» **DATASET SECTION**
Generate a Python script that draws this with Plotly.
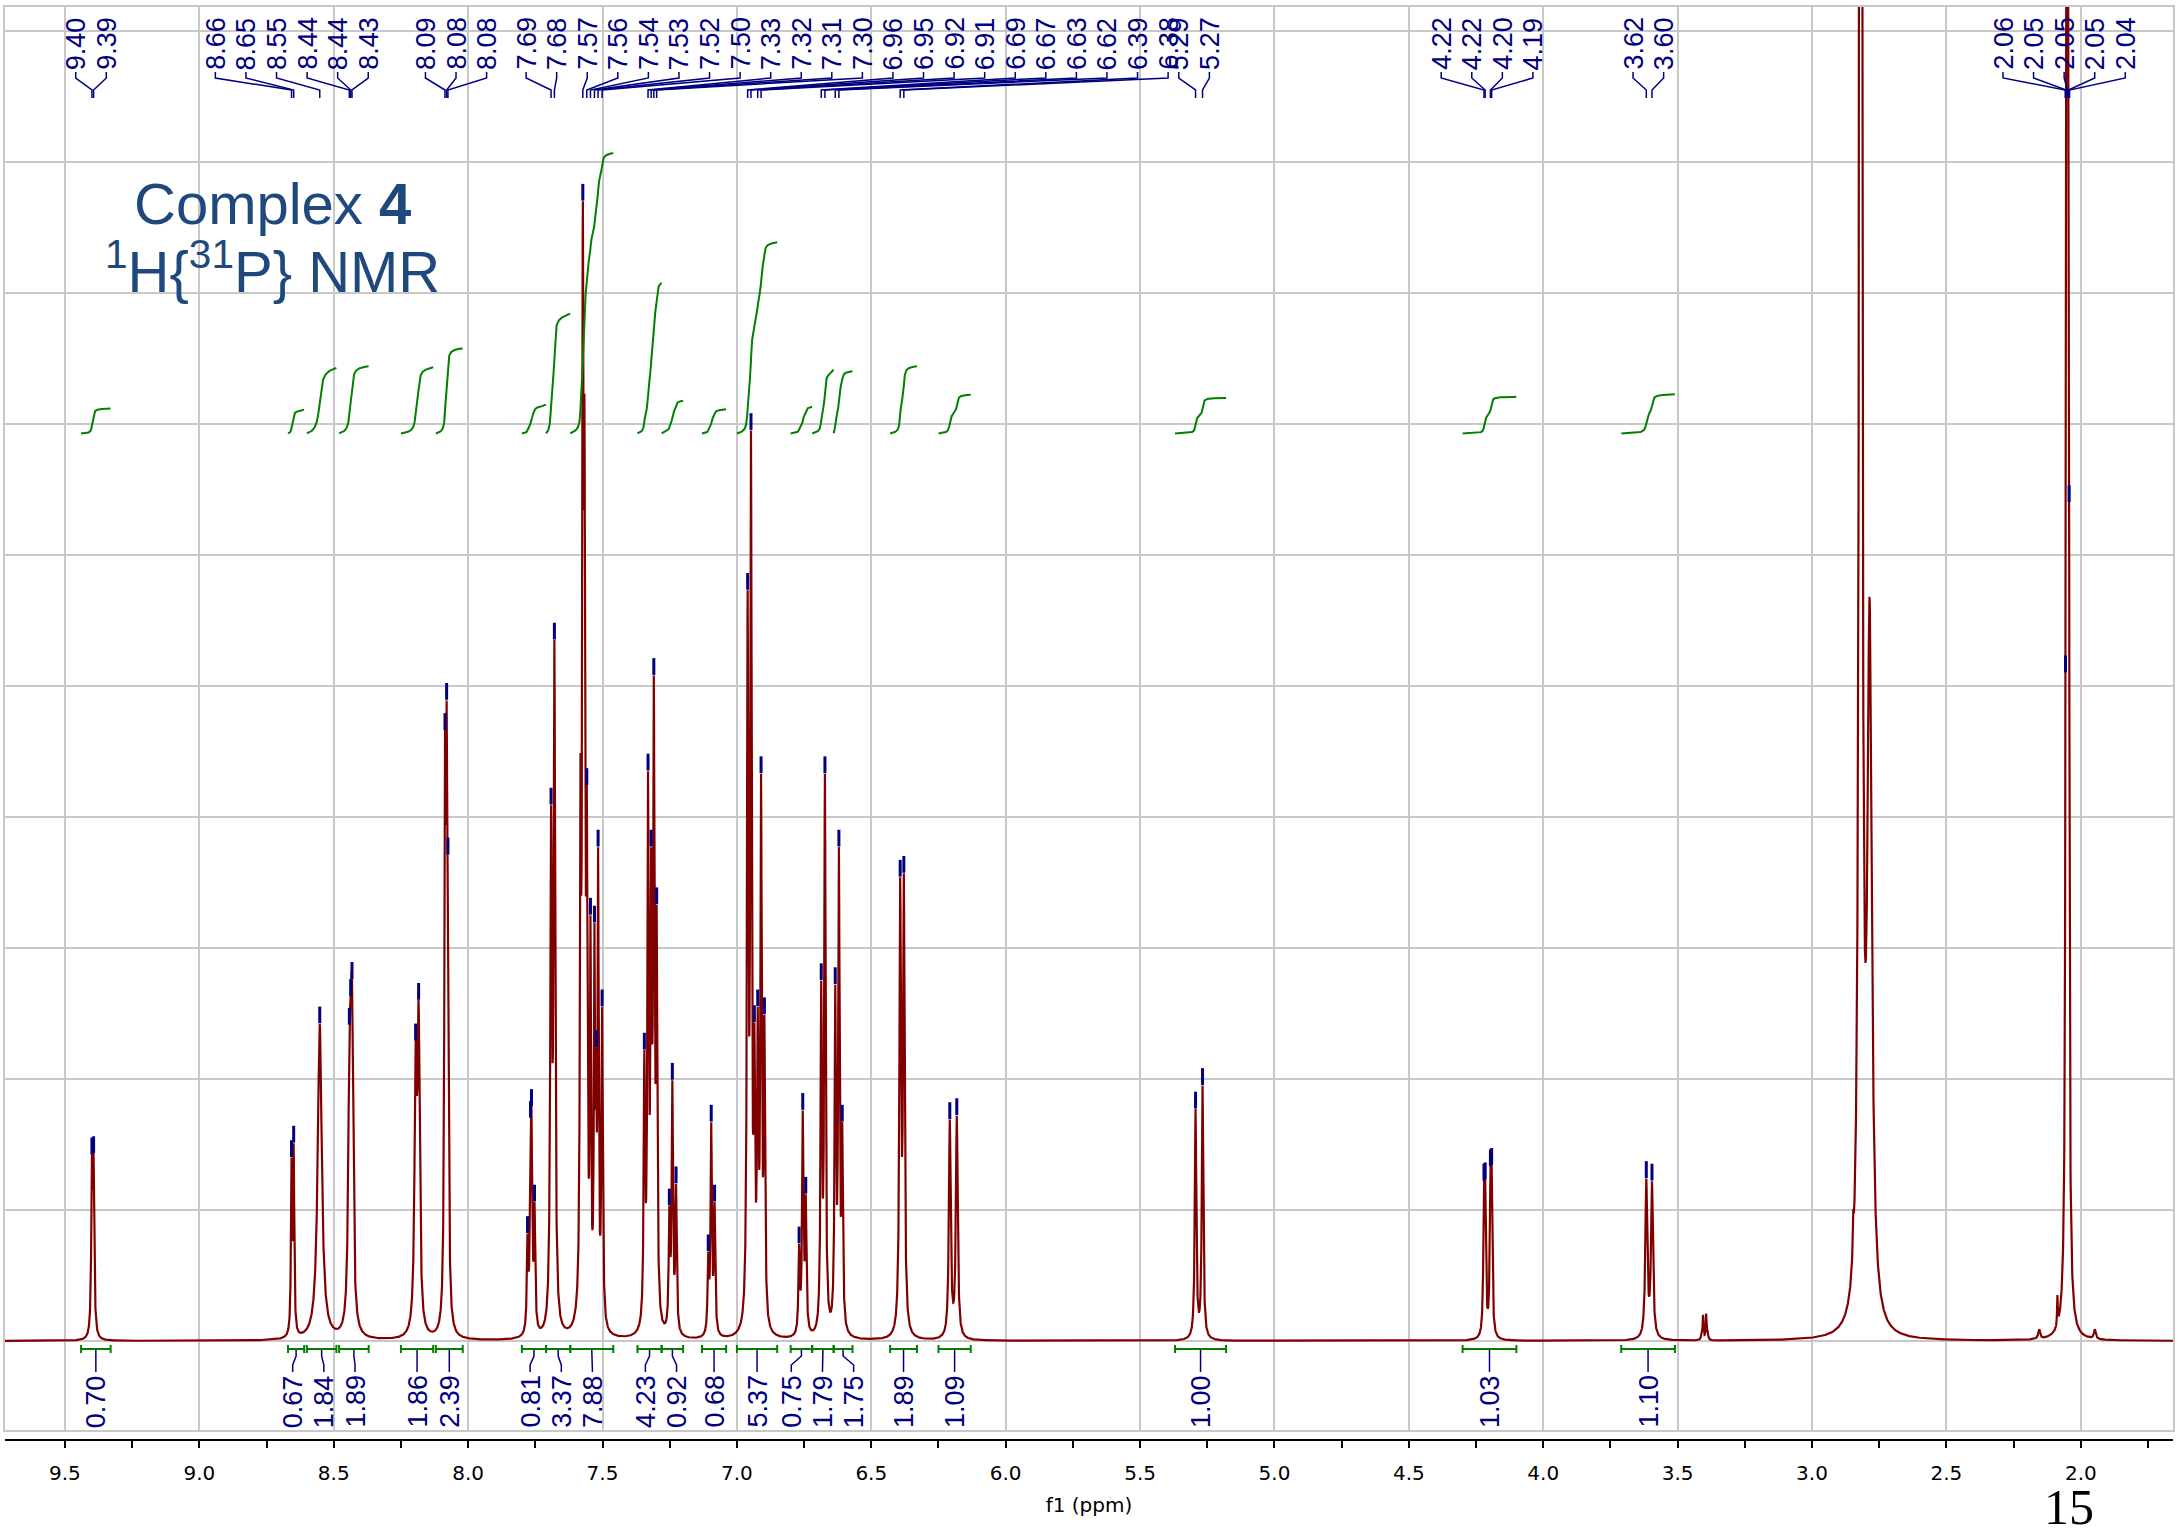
import numpy as np
import plotly.graph_objects as go

# ---------------- DATA ----------------
# spectral lines: shift (ppm), apparent height at the line (grid units), half width (ppm), peak-pick marker
line_ppm = [9.3996, 9.3934, 8.657, 8.649, 8.552, 8.4419, 8.4369, 8.432, 8.1953, 8.1842,
            8.086, 8.080, 8.0751, 7.7789, 7.7678, 7.7641, 7.7529, 7.6914, 7.679,
            7.582, 7.5733, 7.567, 7.5585, 7.5448, 7.530, 7.5238, 7.5164, 7.5015,
            7.3443, 7.3306, 7.319, 7.3091, 7.2986, 7.2513, 7.2402, 7.2264,
            7.1066, 7.0955, 7.0831, 6.960, 6.9476, 6.935, 6.9225, 6.9101, 6.8977,
            6.7686, 6.755, 6.7438, 6.6862, 6.6725, 6.6341, 6.6205, 6.6081,
            6.3925, 6.3789, 6.2079, 6.1819, 5.2936, 5.2676,
            4.2205, 4.216, 4.1965, 4.192, 3.6166, 3.5955,
            3.412, 3.4055, 3.394, 3.388, 2.8467, 2.8192, 2.7858,
            2.155, 2.087, 2.057, 2.0505, 2.0435, 1.948]
line_height = [1.42, 1.43, 1.40, 1.51, 2.42, 2.41, 2.63, 2.76, 2.29, 2.60,
               4.66, 4.89, 3.71, 0.82, 1.70, 1.79, 1.06, 4.09, 5.35,
               4.47, 8.70, 7.20, 4.24, 3.25, 3.19, 2.24, 3.77, 2.55,
               2.22, 4.35, 3.77, 5.08, 3.33, 1.03, 1.99, 1.20,
               0.68, 1.67, 1.06, 5.73, 6.95, 2.43, 2.55, 4.33, 2.49,
               0.74, 1.76, 1.12, 2.75, 4.33, 2.72, 3.77, 1.67,
               3.54, 3.57, 1.69, 1.72, 1.77, 1.95,
               1.22, 1.23, 1.33, 1.34, 1.24, 1.22,
               0.05, 0.20, 0.21, 0.07, 1.00, 30.0, 5.68,
               0.09, 0.35, 5.10, 40.0, 6.40, 0.09]
line_hwhm = [0.003, 0.003, 0.0025, 0.0025, 0.009, 0.005, 0.005, 0.005, 0.005, 0.005,
             0.003, 0.003, 0.003, 0.003, 0.003, 0.003, 0.003, 0.0035, 0.0035,
             0.0025, 0.003, 0.003, 0.003, 0.0025, 0.0025, 0.002, 0.0025, 0.003,
             0.003, 0.003, 0.003, 0.003, 0.003, 0.003, 0.003, 0.003,
             0.003, 0.003, 0.003, 0.003, 0.003, 0.003, 0.003, 0.003, 0.003,
             0.003, 0.003, 0.003, 0.003, 0.003, 0.003, 0.003, 0.003,
             0.0035, 0.0035, 0.004, 0.004, 0.0033, 0.0033,
             0.003, 0.003, 0.003, 0.003, 0.0043, 0.0043,
             0.002, 0.002, 0.002, 0.002, 0.002, 0.004, 0.0097,
             0.004, 0.0015, 0.0015, 0.002, 0.0015, 0.004]
line_marked = [1, 1, 1, 1, 1, 1, 1, 1, 1, 1,
               1, 1, 1, 1, 1, 1, 1, 1, 1,
               0, 1, 0, 1, 1, 1, 1, 1, 1,
               1, 1, 1, 1, 1, 1, 1, 1,
               1, 1, 1, 1, 1, 1, 1, 1, 1,
               1, 1, 1, 1, 1, 1, 1, 1,
               1, 1, 1, 1, 1, 1,
               1, 1, 1, 1, 1, 1,
               0, 0, 0, 0, 0, 0, 0,
               0, 0, 1, 0, 1, 0]

# labelled peaks along the top (text = shift rounded to 2 decimals)
label_ppm = [9.3996, 9.3934,
             8.657, 8.649, 8.552, 8.4419, 8.4369, 8.432,
             8.086, 8.080, 8.0751,
             7.6914, 7.679, 7.5733, 7.5585, 7.5448, 7.530, 7.5164, 7.5015,
             7.3306, 7.319, 7.3091, 7.2986, 6.960, 6.9476, 6.9225, 6.9101,
             6.6862, 6.6725, 6.6341, 6.6205, 6.3925, 6.3789,
             5.2936, 5.2676,
             4.2205, 4.216, 4.1965, 4.192,
             3.6166, 3.5955,
             2.058, 2.054, 2.050, 2.046, 2.042]
label_group_size = [2, 6, 3, 22, 2, 4, 2, 5]
label_group_center = [9.403, 8.656, 8.045, 6.590, 5.299, 4.209, 3.609, 2.062]

# integrals: region start / end (ppm) and value
int_start = [9.44, 8.67, 8.60, 8.48, 8.25, 8.12, 7.80, 7.71, 7.62, 7.37, 7.28,
             7.13, 7.00, 6.80, 6.72, 6.64, 6.43, 6.25, 5.37, 4.30, 3.71]
int_end = [9.33, 8.61, 8.49, 8.37, 8.13, 8.02, 7.71, 7.62, 7.46, 7.28, 7.20,
           7.04, 6.85, 6.72, 6.64, 6.57, 6.33, 6.13, 5.18, 4.10, 3.51]
int_value = [0.70, 0.67, 1.84, 1.89, 1.86, 2.39, 0.81, 3.37, 7.88, 4.23, 0.92,
             0.68, 5.37, 0.75, 1.79, 1.75, 1.89, 1.09, 1.00, 1.03, 1.10]

title_line1 = "Complex <b>4</b>"
title_line2 = "<sup>1</sup>H{<sup>31</sup>P} NMR"
x_title = "f1 (ppm)"
page_number = "15"

# ---------------- geometry & style ----------------
W, H = 2179, 1534
PL, PR, PT = 5, 2175, 7          # plot frame (px)
AXIS_Y, FRAME_B = 1440, 1430     # black axis line / grey frame bottom (px)
PX_PER_PPM = 269.03
REF_PX = 65.0                    # pixel column of 9.5 ppm
X_LEFT = 9.5 + (REF_PX - PL) / PX_PER_PPM
X_RIGHT = 9.5 - (PR - REF_PX) / PX_PER_PPM
BASE_PX, PX_PER_UNIT = 1341.0, 131.0
Y_TOP = (BASE_PX - PT) / PX_PER_UNIT
Y_BOT = (BASE_PX - FRAME_B) / PX_PER_UNIT


def dy(row):           # pixel row -> data y
    return (BASE_PX - row) / PX_PER_UNIT


def px_of(ppm):
    return REF_PX + (9.5 - ppm) * PX_PER_PPM


def ppm_of(px):
    return 9.5 - (px - REF_PX) / PX_PER_PPM


def paper_x(px):
    return (px - PL) / (PR - PL)


def paper_y(row):
    return (AXIS_Y - row) / (AXIS_Y - PT)


RED = "#800000"
NAVY = "#000080"
GREEN = "#008000"
GRID = "#c8c8c8"
LABEL_FONT = dict(family="Liberation Sans, Arial, sans-serif", size=27, color=NAVY)

# ---------------- spectrum from the line list ----------------
p = np.array(line_ppm)
hgt = np.array(line_height)
gw = np.array(line_hwhm)


def lor(x, c, w):
    return w ** 2 / (w ** 2 + (x - c) ** 2)


M = lor(p[:, None], p[None, :], gw[None, :])
active = np.ones(len(p), bool)
amp = np.zeros(len(p))
for _ in range(len(p)):
    amp = np.zeros(len(p))
    amp[active] = np.linalg.lstsq(M[:, active], hgt, rcond=None)[0]
    if (amp >= 0).all():
        break
    active &= amp > 0
amp = np.clip(amp, 0, None)

xs = np.union1d(np.arange(X_RIGHT, X_LEFT, 0.0004), p)[::-1]
ys = np.zeros_like(xs)
for a, c, w in zip(amp, p, gw):
    ys += a * lor(xs, c, w)
peak_top = M @ amp

fig = go.Figure()

fig.add_trace(go.Scatter(x=xs, y=ys, mode="lines", line=dict(color=RED, width=2.2),
                         hoverinfo="skip", showlegend=False))

# peak-pick ticks
mk = np.array(line_marked, bool)
fig.add_trace(go.Scatter(x=p[mk], y=peak_top[mk] + 9 / PX_PER_UNIT, mode="markers",
                         marker=dict(symbol="line-ns", size=12, line=dict(width=3, color=NAVY)),
                         hoverinfo="skip", showlegend=False))

# integral curves
INT_BASE = dy(433.5)
INT_SCALE = 35.6 / PX_PER_UNIT
cx, cy = [], []
for a, b, v in zip(int_start, int_end, int_value):
    m = (xs <= a) & (xs >= b)
    seg_x = xs[m]
    cum = np.cumsum(ys[m])
    cum = cum / cum[-1]
    cx += list(seg_x) + [None]
    cy += list(INT_BASE + v * INT_SCALE * cum) + [None]
fig.add_trace(go.Scatter(x=cx, y=cy, mode="lines", line=dict(color=GREEN, width=2),
                         xaxis="x2", hoverinfo="skip", showlegend=False))

# integration bars
bar_y = dy(1349)
cap = 4 / PX_PER_UNIT
bx, by = [], []
for a, b in zip(int_start, int_end):
    bx += [a, a, None, a, b, None, b, b, None]
    by += [bar_y - cap, bar_y + cap, None, bar_y, bar_y, None, bar_y - cap, bar_y + cap, None]
fig.add_trace(go.Scatter(x=bx, y=by, mode="lines", line=dict(color=GREEN, width=2),
                         hoverinfo="skip", showlegend=False))


# 1-D label spreading for the integral values
def spread(want_px, gap):
    order = list(np.argsort(want_px))
    clusters = []

    def pos(c):
        m = np.mean([want_px[i] for i in c])
        return m + (np.arange(len(c)) - (len(c) - 1) / 2) * gap

    for i in order:
        clusters.append([i])
        while len(clusters) > 1:
            a, b = clusters[-2], clusters[-1]
            if pos(b)[0] - pos(a)[-1] < gap - 1e-9:
                clusters[-2:] = [a + b]
            else:
                break
    out = np.zeros(len(want_px))
    for c in clusters:
        for i, x in zip(c, pos(c)):
            out[i] = x
    return out


bar_center_px = [px_of((a + b) / 2) for a, b in zip(int_start, int_end)]
lab_px = spread(bar_center_px, 31.2)
lx_, ly_ = [], []
for bc, lp in zip(bar_center_px, lab_px):
    lx_ += [ppm_of(bc), ppm_of(bc), ppm_of(lp), ppm_of(lp), None]
    ly_ += [dy(1350), dy(1356), dy(1365), dy(1372), None]
fig.add_trace(go.Scatter(x=lx_, y=ly_, mode="lines", line=dict(color=NAVY, width=1.5),
                         hoverinfo="skip", showlegend=False))

annotations = []
for v, lp in zip(int_value, lab_px):
    annotations.append(dict(x=ppm_of(lp), y=dy(1374), xref="x", yref="y", text=f"{v:.2f}",
                            textangle=-90, showarrow=False, xanchor="center", yanchor="top",
                            font=LABEL_FONT, borderpad=0))

# top peak labels
SP = 30.6
tx, ty = [], []
k = 0
for n, c in zip(label_group_size, label_group_center):
    cpx = px_of(c)
    for i in range(n):
        lpx = cpx + (i - (n - 1) / 2) * SP
        ppk = label_ppm[k]
        tx += [ppm_of(lpx), ppm_of(lpx), ppk, ppk, None]
        ty += [dy(72), dy(78), dy(90), dy(98), None]
        annotations.append(dict(x=ppm_of(lpx), y=dy(71), xref="x", yref="y", text=f"{ppk:.2f}",
                                textangle=-90, showarrow=False, xanchor="center", yanchor="bottom",
                                font=LABEL_FONT, borderpad=0))
        k += 1
fig.add_trace(go.Scatter(x=tx, y=ty, mode="lines", line=dict(color=NAVY, width=1.5),
                         hoverinfo="skip", showlegend=False))

# title text
annotations.append(dict(x=paper_x(273), y=paper_y(204), xref="paper", yref="paper", text=title_line1,
                        showarrow=False, xanchor="center", yanchor="middle",
                        font=dict(family="Liberation Sans, Arial, sans-serif", size=58, color="#1F497D")))
annotations.append(dict(x=paper_x(273), y=paper_y(268), xref="paper", yref="paper", text=title_line2,
                        showarrow=False, xanchor="center", yanchor="middle",
                        font=dict(family="Liberation Sans, Arial, sans-serif", size=58, color="#1F497D")))
annotations.append(dict(x=paper_x(2071), y=paper_y(1507), xref="paper", yref="paper", text=page_number,
                        showarrow=False, xanchor="center", yanchor="middle",
                        font=dict(family="Liberation Serif, Times New Roman, serif", size=50, color="black")))

fig.update_layout(
    width=W, height=H,
    margin=dict(l=PL, r=W - PR, t=PT, b=H - AXIS_Y, pad=0),
    paper_bgcolor="white", plot_bgcolor="white",
    showlegend=False,
    annotations=annotations,
    xaxis=dict(range=[X_LEFT, X_RIGHT], autorange=False, anchor="y",
               showgrid=True, gridcolor=GRID, gridwidth=2, dtick=0.5, tick0=0,
               showticklabels=False, ticks="", zeroline=False,
               showline=True, linecolor=GRID, linewidth=2, mirror=True),
    xaxis2=dict(range=[X_LEFT, X_RIGHT], autorange=False, overlaying="x", anchor="free", position=0,
                showgrid=False, zeroline=False, dtick=0.5, tick0=0, tickformat=".1f",
                showline=True, linecolor="black", linewidth=2,
                ticks="outside", ticklen=7, tickwidth=2, tickcolor="black",
                minor=dict(dtick=0.25, tick0=0, ticks="outside", ticklen=7, tickwidth=2,
                           tickcolor="black", showgrid=False),
                ticklabelstandoff=8,
                tickfont=dict(family="DejaVu Sans, Verdana, sans-serif", size=20, color="black"),
                title=dict(text=x_title, standoff=13,
                           font=dict(family="DejaVu Sans, Verdana, sans-serif", size=20, color="black"))),
    yaxis=dict(range=[Y_BOT, Y_TOP], autorange=False,
               domain=[(AXIS_Y - FRAME_B) / (AXIS_Y - PT), 1],
               showgrid=True, gridcolor=GRID, gridwidth=2, dtick=1, tick0=0,
               showticklabels=False, ticks="", zeroline=False,
               showline=True, linecolor=GRID, linewidth=2, mirror=True),
)

fig.write_html("out.html", config={"displayModeBar": False},
               post_script="document.body.style.margin='0px';")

» **WHAT THE TASK REQUIRES**
Return nothing but the lines running from the start of the data to the line with "import plotly.graph_objects as go", please, both ends included and no pictures.

» **RESULT OF THIS EXERCISE**
Generate a Python script that draws this with Plotly.
import numpy as np
import plotly.graph_objects as go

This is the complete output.